Select the lines that contain "this" and copy each of them.

══════

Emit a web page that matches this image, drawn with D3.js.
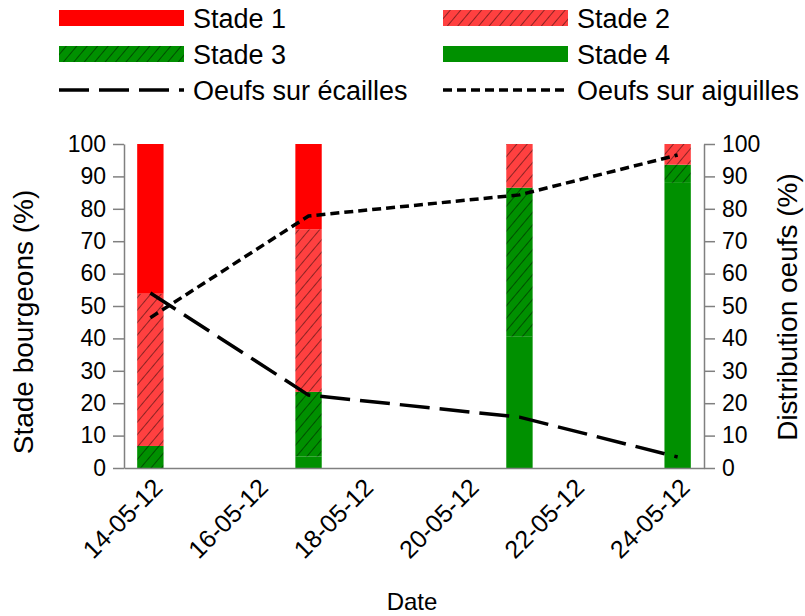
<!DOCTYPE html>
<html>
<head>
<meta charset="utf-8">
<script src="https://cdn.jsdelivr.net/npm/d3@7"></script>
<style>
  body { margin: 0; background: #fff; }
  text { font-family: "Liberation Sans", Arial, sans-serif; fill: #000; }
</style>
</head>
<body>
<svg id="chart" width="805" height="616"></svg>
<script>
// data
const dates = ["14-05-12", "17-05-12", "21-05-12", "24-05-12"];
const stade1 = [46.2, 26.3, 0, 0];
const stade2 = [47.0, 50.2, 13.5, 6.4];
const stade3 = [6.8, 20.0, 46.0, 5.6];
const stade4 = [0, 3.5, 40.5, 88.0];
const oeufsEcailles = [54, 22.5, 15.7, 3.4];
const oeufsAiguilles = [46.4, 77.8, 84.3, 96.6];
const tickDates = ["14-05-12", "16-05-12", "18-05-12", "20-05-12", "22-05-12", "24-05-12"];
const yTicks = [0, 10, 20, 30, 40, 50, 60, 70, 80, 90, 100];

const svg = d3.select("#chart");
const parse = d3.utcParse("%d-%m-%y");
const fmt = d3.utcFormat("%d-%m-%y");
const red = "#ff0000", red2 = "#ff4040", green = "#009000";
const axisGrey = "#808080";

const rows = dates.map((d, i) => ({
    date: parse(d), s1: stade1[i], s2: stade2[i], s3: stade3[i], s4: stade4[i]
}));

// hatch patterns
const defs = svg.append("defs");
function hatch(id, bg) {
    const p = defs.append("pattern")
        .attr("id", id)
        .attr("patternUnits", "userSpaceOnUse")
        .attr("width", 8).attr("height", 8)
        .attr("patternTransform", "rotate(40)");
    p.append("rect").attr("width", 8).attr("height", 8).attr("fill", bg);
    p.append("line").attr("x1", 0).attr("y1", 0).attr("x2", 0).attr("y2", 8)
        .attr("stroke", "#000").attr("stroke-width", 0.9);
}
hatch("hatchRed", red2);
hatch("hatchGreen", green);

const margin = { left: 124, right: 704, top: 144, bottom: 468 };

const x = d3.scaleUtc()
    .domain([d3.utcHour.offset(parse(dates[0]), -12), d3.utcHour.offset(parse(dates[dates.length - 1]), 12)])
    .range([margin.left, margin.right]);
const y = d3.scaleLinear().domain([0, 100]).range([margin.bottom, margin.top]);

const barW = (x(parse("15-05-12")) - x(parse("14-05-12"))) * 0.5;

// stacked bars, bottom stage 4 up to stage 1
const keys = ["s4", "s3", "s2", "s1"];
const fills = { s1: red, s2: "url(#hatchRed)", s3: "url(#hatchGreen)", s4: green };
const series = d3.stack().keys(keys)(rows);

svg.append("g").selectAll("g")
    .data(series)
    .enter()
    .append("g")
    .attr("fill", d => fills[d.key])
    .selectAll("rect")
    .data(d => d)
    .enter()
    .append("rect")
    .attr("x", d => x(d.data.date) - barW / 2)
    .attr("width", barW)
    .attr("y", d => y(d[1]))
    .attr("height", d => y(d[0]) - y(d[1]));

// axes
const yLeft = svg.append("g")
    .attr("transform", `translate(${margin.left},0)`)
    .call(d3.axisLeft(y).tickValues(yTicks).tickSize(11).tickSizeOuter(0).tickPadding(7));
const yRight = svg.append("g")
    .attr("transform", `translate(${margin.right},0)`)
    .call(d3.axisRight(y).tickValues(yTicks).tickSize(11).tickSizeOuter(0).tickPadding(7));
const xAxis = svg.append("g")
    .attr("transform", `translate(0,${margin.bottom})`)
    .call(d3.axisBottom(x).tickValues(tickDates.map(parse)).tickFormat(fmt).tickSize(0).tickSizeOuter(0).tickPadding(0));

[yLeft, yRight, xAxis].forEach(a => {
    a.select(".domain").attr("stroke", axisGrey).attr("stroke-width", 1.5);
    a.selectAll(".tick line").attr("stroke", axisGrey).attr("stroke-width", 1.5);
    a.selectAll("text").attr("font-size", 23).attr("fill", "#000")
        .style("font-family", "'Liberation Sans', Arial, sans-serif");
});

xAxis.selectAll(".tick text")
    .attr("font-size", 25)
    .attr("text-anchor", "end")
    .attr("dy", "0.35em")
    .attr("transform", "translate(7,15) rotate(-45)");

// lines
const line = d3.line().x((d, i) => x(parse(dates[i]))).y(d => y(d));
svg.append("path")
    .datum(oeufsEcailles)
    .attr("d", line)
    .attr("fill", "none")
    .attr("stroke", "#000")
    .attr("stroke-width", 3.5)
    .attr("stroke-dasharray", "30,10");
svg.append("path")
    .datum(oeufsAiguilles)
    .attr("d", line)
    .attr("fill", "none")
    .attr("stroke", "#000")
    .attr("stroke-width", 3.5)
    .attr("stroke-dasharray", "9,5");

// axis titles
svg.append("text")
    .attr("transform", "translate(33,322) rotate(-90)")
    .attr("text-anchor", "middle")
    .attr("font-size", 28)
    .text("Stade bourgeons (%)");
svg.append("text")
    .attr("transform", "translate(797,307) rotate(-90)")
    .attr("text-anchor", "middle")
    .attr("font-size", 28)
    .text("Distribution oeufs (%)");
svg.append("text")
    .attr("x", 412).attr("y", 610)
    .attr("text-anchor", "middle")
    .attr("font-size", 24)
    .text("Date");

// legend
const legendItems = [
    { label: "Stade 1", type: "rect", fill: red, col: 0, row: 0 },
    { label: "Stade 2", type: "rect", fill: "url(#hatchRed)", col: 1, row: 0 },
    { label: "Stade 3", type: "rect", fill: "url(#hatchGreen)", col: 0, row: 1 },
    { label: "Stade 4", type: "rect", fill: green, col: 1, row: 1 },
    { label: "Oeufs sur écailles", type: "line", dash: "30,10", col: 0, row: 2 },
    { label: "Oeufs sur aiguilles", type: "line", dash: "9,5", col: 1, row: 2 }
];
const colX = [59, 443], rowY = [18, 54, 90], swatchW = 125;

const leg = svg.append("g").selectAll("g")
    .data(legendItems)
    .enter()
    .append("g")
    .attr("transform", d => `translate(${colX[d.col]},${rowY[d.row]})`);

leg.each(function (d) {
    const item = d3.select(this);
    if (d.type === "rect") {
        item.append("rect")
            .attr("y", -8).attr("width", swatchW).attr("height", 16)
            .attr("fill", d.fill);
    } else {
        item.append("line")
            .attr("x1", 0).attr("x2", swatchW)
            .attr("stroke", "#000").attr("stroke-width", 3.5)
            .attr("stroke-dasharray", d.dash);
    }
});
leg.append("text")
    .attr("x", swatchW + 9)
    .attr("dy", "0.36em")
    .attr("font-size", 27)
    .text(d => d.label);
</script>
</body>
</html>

══════

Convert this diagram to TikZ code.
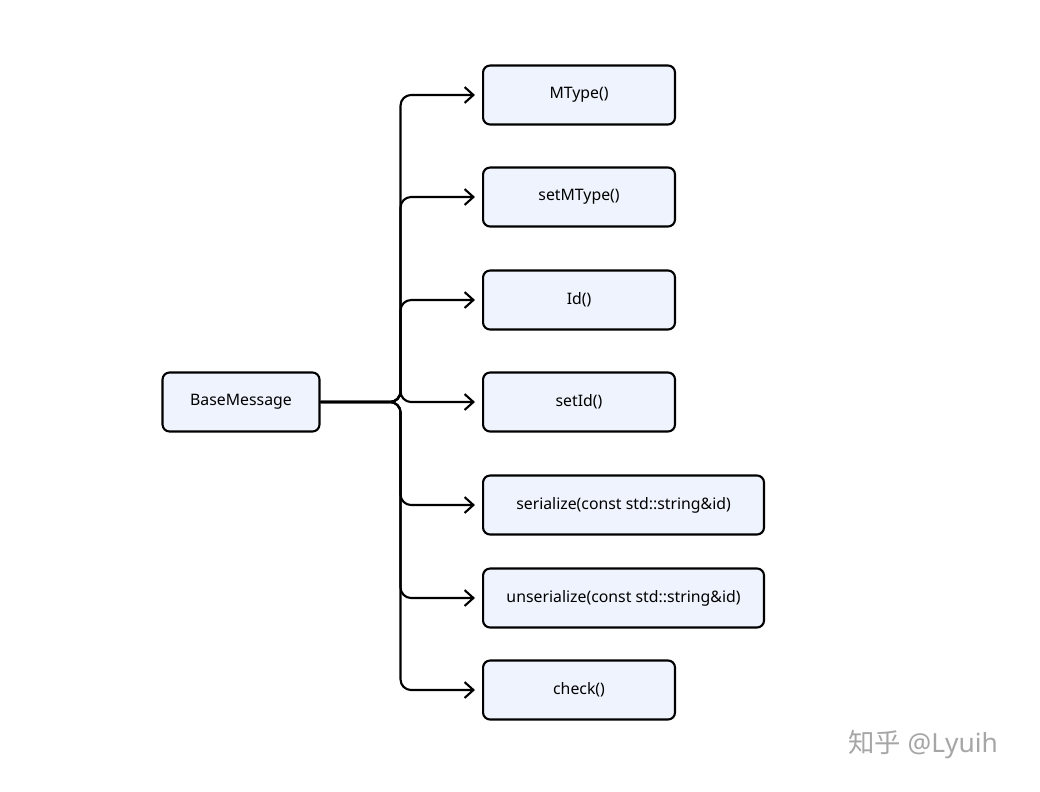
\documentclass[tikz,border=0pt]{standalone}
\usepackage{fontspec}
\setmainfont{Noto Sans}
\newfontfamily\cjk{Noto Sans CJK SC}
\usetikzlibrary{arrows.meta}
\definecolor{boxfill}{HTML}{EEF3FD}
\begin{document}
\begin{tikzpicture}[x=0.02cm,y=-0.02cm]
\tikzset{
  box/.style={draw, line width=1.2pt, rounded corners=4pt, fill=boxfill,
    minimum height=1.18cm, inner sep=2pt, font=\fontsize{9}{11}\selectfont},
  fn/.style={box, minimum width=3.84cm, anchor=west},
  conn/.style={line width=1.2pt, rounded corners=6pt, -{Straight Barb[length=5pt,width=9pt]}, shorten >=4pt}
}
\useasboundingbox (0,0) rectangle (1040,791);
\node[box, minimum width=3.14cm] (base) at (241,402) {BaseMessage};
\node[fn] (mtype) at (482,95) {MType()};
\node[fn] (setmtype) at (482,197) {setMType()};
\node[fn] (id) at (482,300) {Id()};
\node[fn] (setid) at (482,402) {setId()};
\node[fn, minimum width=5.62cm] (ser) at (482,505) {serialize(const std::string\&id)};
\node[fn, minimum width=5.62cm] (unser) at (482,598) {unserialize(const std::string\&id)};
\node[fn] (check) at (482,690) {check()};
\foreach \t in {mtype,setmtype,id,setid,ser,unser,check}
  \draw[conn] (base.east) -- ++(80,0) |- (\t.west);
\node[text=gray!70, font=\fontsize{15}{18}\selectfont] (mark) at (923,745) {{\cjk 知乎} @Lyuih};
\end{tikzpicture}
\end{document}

══════

| Solved exercise |
Emit a web page that matches this image, drawn with D3.js.
    const item = d3.select(this);
Convert this diagram to TikZ code.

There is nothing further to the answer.